### EXERCISE MATERIAL ###

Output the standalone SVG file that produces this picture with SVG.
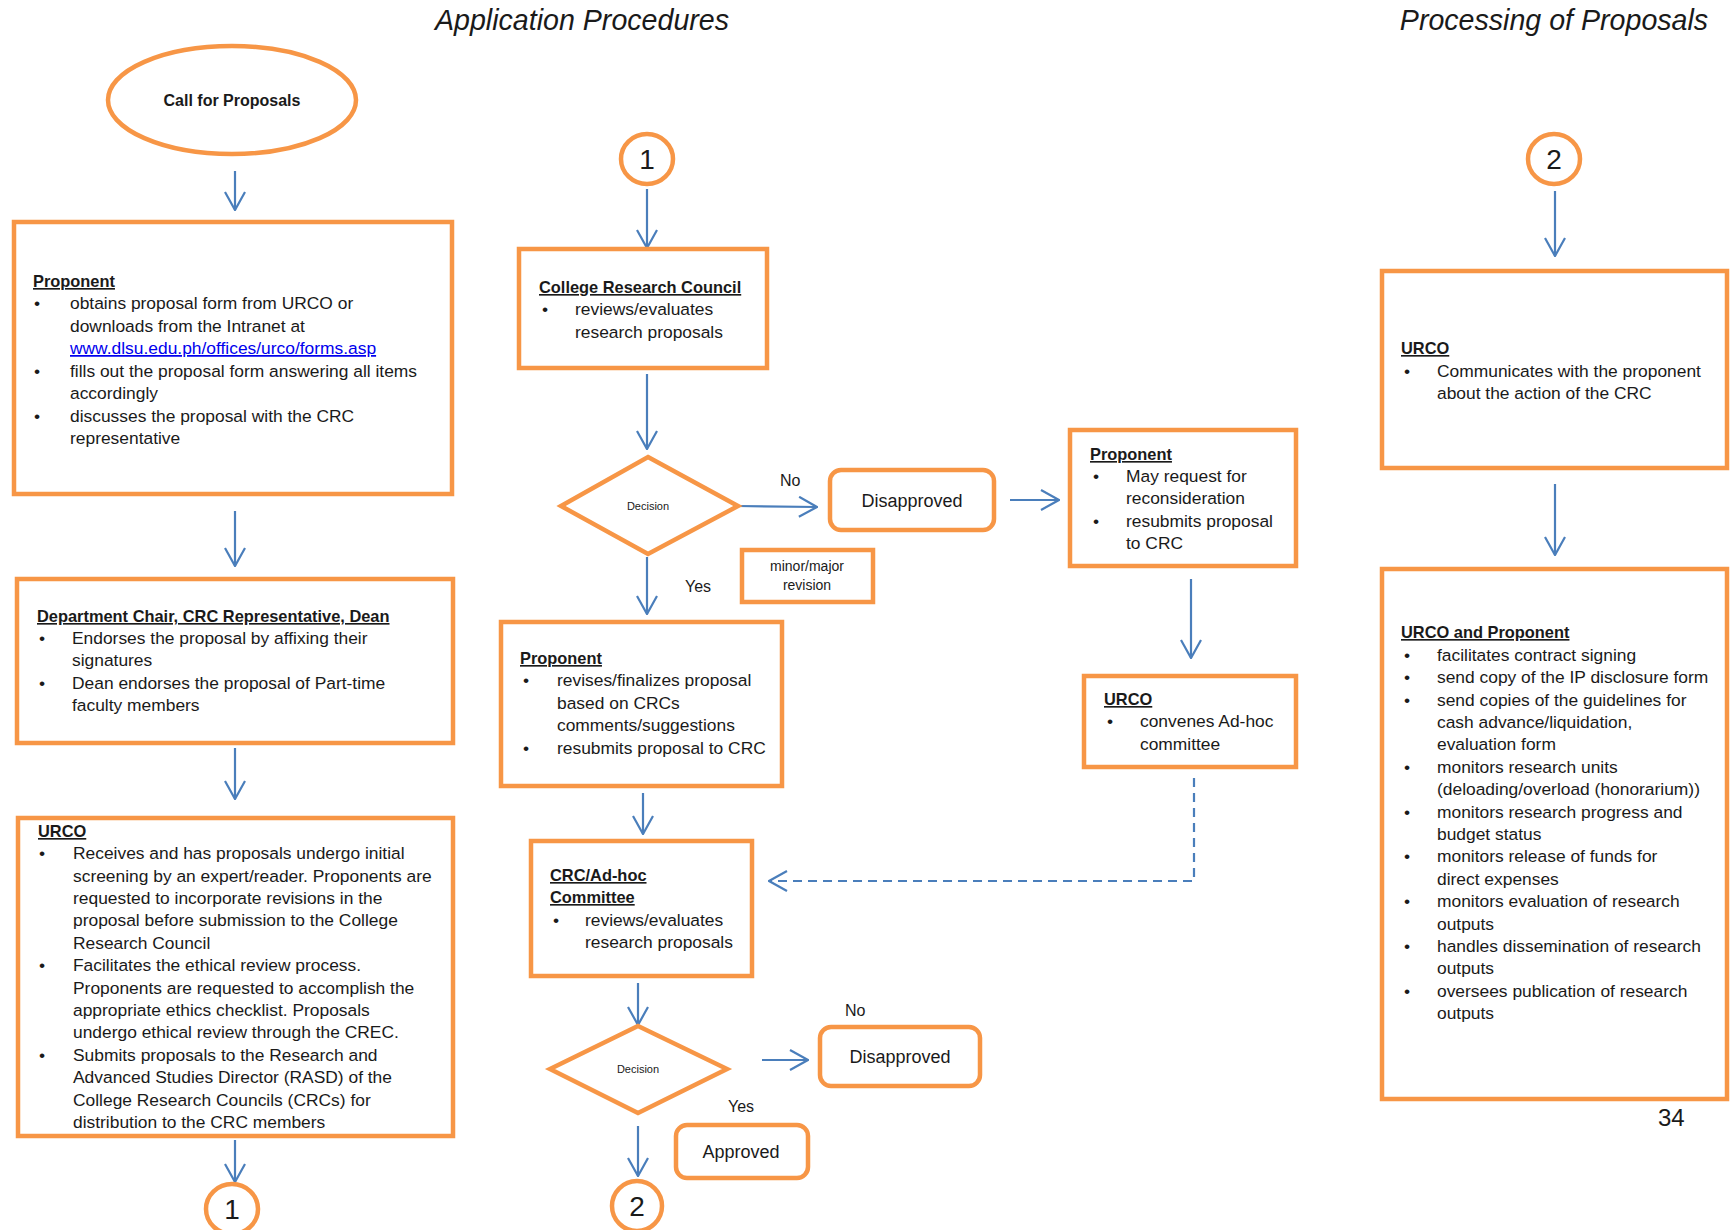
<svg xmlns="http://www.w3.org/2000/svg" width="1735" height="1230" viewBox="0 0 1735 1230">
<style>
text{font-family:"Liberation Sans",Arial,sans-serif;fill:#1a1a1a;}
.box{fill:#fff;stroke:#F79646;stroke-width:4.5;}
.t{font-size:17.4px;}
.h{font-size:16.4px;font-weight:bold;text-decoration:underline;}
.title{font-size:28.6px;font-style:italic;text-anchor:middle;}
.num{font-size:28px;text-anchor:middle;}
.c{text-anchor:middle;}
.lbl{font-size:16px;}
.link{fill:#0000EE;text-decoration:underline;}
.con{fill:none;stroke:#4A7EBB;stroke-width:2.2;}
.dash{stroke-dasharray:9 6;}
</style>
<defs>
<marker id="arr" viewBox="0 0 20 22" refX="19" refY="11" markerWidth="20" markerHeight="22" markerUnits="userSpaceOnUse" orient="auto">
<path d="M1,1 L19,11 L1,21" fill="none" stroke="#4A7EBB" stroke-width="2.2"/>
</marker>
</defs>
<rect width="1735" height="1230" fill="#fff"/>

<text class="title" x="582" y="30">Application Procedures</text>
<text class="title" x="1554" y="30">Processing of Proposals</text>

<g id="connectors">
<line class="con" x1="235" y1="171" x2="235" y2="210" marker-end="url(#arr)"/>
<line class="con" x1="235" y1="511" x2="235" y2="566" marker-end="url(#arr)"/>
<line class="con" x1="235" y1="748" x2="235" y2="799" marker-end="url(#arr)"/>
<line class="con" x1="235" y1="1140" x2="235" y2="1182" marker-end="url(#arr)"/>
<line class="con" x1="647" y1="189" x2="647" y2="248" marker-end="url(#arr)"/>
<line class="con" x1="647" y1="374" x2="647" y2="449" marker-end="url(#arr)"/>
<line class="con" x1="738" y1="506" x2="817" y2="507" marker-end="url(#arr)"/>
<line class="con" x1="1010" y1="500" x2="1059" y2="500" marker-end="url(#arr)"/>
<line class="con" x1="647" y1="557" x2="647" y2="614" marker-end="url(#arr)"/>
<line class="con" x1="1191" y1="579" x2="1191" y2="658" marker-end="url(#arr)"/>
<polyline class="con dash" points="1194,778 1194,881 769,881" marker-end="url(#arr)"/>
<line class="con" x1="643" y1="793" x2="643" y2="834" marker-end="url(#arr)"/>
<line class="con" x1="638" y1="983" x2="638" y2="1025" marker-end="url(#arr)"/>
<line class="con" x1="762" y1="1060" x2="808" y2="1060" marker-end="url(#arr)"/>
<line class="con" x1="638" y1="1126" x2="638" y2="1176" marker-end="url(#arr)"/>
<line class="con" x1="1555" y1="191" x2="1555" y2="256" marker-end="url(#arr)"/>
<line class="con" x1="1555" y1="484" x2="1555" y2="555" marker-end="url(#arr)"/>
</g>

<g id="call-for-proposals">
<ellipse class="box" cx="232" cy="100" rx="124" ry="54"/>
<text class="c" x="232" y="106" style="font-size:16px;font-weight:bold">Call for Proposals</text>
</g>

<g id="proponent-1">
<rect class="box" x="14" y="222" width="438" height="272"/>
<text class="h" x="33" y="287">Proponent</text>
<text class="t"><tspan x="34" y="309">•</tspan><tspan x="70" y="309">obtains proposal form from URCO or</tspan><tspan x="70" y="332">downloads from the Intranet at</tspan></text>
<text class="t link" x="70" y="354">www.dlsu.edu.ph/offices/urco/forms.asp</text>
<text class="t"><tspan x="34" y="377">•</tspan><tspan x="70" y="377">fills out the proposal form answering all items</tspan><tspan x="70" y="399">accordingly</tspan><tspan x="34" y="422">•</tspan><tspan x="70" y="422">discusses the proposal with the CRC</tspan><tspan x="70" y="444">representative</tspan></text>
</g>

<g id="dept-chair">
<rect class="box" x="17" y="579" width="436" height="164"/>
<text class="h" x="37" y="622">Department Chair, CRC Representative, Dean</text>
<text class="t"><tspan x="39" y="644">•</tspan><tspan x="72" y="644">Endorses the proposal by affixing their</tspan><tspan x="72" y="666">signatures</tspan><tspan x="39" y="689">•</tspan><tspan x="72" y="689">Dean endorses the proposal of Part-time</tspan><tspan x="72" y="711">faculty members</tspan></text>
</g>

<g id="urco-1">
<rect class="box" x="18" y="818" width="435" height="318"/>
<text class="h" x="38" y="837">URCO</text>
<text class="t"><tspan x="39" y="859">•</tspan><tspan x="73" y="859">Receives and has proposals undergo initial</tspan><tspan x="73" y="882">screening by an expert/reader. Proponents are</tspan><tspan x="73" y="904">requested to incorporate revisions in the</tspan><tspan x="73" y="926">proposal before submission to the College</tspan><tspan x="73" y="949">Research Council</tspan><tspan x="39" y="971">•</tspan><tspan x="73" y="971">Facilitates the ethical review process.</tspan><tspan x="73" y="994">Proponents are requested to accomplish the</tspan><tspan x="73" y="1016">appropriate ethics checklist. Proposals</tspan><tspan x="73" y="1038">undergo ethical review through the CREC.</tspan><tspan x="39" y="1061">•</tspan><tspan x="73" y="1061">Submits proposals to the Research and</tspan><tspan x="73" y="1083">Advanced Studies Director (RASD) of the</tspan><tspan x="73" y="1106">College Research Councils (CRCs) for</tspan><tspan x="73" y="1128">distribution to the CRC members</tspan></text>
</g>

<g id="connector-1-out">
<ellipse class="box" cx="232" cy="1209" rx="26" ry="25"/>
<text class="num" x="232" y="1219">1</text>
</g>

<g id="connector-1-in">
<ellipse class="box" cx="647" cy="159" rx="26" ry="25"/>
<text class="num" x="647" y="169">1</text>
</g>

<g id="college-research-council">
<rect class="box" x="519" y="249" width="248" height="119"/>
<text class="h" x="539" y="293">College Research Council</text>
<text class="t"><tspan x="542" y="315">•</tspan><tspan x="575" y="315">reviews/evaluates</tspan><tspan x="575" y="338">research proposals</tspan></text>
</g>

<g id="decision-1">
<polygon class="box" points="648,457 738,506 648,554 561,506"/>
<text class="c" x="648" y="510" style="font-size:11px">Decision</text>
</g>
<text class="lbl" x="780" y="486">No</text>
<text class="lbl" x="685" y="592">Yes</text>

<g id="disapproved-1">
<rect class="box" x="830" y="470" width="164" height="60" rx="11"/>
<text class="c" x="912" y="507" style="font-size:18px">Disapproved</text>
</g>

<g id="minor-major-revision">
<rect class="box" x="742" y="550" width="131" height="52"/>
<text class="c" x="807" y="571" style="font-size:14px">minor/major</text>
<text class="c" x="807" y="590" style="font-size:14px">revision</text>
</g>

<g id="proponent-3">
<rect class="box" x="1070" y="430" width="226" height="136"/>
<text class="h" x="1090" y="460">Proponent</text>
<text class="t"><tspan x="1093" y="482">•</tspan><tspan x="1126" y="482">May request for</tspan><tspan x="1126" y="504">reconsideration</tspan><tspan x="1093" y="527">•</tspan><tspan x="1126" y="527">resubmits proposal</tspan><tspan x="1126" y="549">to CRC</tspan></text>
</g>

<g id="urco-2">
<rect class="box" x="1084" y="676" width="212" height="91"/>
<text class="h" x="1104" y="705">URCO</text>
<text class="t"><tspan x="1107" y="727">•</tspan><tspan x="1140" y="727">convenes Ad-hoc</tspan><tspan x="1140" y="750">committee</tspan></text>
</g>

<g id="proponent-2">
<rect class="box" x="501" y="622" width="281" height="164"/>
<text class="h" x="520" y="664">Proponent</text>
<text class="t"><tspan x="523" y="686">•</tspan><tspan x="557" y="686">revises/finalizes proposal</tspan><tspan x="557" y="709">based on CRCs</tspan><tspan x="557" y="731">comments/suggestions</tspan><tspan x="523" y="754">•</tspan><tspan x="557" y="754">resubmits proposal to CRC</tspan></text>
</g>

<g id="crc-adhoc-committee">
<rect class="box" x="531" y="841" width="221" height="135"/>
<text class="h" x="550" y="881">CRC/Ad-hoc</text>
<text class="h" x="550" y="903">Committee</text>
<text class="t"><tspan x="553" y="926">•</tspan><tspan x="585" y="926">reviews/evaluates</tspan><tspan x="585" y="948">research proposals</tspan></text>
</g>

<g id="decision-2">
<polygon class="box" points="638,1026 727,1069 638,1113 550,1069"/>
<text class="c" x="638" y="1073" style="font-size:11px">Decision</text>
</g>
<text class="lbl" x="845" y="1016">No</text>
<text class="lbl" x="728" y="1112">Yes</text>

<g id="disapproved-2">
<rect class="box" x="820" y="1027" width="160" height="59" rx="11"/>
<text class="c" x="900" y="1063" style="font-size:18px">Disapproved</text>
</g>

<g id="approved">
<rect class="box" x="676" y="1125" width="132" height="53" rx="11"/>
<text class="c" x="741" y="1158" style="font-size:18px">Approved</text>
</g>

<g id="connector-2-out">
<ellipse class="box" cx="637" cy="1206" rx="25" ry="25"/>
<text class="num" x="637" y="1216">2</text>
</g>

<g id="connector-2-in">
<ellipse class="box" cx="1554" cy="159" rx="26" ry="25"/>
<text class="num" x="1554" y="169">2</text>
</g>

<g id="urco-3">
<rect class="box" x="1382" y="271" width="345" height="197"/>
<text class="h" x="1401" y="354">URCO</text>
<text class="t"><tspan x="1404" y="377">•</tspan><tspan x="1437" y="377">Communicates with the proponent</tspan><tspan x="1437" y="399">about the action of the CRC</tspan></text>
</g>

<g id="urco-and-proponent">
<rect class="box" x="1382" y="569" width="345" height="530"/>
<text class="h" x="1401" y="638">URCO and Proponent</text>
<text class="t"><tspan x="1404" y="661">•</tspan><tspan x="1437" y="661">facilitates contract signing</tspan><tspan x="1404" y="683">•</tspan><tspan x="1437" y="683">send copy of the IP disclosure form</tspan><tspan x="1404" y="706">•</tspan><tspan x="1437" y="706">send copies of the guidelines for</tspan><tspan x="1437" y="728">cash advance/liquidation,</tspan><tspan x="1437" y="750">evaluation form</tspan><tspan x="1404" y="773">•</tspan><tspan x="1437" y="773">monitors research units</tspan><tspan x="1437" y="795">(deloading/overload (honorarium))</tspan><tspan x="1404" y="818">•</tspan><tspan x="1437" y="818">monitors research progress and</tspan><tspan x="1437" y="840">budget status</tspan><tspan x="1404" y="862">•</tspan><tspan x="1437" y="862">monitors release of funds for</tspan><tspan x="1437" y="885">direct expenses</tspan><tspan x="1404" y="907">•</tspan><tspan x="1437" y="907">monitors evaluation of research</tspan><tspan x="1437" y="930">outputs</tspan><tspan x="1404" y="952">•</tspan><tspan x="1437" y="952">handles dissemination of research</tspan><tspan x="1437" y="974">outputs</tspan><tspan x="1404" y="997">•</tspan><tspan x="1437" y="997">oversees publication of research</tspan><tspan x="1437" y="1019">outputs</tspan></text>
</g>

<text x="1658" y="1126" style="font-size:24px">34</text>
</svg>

###
### EXERCISE MATERIAL ###

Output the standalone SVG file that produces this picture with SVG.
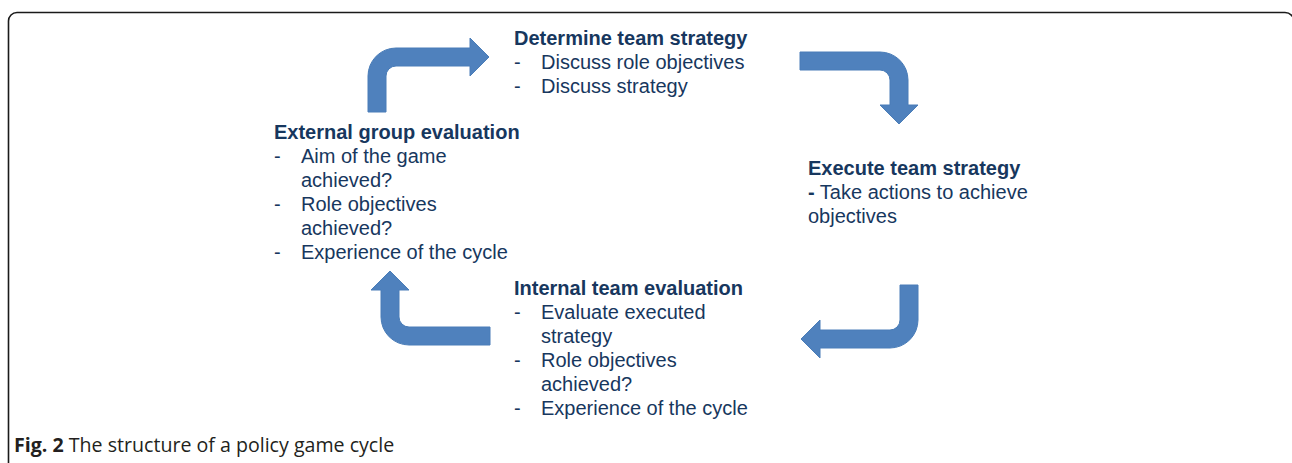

###
### EXERCISE MATERIAL ###

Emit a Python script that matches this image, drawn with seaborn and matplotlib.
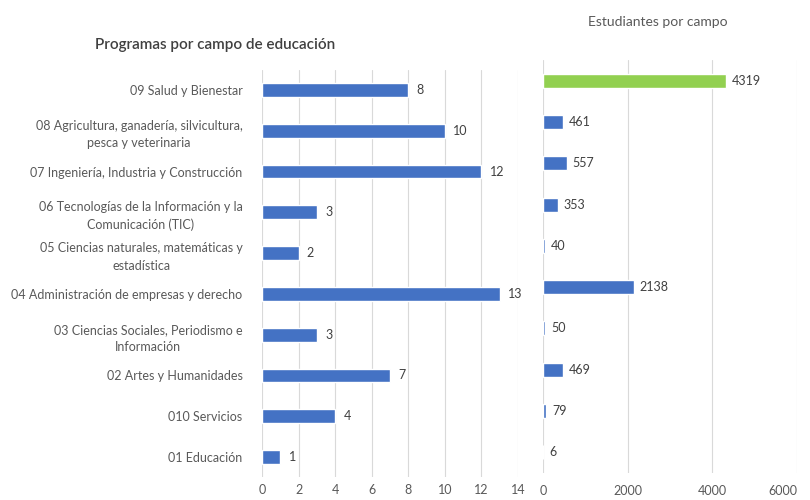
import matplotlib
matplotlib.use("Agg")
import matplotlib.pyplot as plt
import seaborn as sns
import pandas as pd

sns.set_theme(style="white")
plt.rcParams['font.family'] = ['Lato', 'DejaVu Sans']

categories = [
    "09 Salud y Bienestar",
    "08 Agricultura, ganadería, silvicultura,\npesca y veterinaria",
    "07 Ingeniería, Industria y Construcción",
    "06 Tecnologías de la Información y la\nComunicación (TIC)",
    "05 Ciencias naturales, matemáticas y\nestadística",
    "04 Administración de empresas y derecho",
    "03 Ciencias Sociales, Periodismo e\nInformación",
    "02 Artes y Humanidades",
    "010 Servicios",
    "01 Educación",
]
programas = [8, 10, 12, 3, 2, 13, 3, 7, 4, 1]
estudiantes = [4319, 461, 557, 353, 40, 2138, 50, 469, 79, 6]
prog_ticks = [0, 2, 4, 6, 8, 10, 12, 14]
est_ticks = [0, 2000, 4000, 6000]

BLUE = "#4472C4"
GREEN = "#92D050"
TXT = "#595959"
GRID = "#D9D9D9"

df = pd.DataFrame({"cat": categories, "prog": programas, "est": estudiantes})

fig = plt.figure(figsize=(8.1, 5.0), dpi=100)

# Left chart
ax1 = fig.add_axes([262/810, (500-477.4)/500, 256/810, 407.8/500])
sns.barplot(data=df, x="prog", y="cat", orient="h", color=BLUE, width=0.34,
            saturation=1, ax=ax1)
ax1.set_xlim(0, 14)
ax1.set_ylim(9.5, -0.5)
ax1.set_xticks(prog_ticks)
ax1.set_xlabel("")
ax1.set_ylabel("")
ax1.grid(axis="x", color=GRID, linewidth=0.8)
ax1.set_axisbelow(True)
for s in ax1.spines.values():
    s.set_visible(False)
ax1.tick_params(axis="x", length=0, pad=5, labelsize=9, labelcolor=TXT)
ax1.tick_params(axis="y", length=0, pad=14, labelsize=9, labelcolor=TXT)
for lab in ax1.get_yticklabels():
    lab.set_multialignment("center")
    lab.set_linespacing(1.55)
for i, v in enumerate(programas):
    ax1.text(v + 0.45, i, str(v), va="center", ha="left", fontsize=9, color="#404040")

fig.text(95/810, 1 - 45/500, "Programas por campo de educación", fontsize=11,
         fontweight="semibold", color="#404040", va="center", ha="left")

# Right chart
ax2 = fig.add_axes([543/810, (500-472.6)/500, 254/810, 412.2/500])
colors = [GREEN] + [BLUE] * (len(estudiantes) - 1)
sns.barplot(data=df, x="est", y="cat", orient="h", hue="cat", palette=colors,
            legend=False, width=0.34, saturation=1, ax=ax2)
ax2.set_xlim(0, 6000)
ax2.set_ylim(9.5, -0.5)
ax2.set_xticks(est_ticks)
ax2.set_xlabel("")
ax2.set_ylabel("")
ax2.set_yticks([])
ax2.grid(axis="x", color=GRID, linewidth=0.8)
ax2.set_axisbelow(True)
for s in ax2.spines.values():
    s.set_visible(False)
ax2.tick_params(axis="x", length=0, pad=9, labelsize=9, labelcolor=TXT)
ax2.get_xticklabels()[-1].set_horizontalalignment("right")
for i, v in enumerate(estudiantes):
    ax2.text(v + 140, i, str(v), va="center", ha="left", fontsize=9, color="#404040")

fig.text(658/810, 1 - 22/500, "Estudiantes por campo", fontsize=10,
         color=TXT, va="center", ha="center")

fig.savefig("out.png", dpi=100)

###

THE TASK |
Above are the records. Copy only the lines from the one with "Emit a Python" through the one with "plt.rcParams['font.family'] = ['Lato', 'DejaVu", exactly, with no pictures.

PROBLEM SOLUTION |
Emit a Python script that matches this image, drawn with seaborn and matplotlib.
import matplotlib
matplotlib.use("Agg")
import matplotlib.pyplot as plt
import seaborn as sns
import pandas as pd

sns.set_theme(style="white")
plt.rcParams['font.family'] = ['Lato', 'DejaVu Sans']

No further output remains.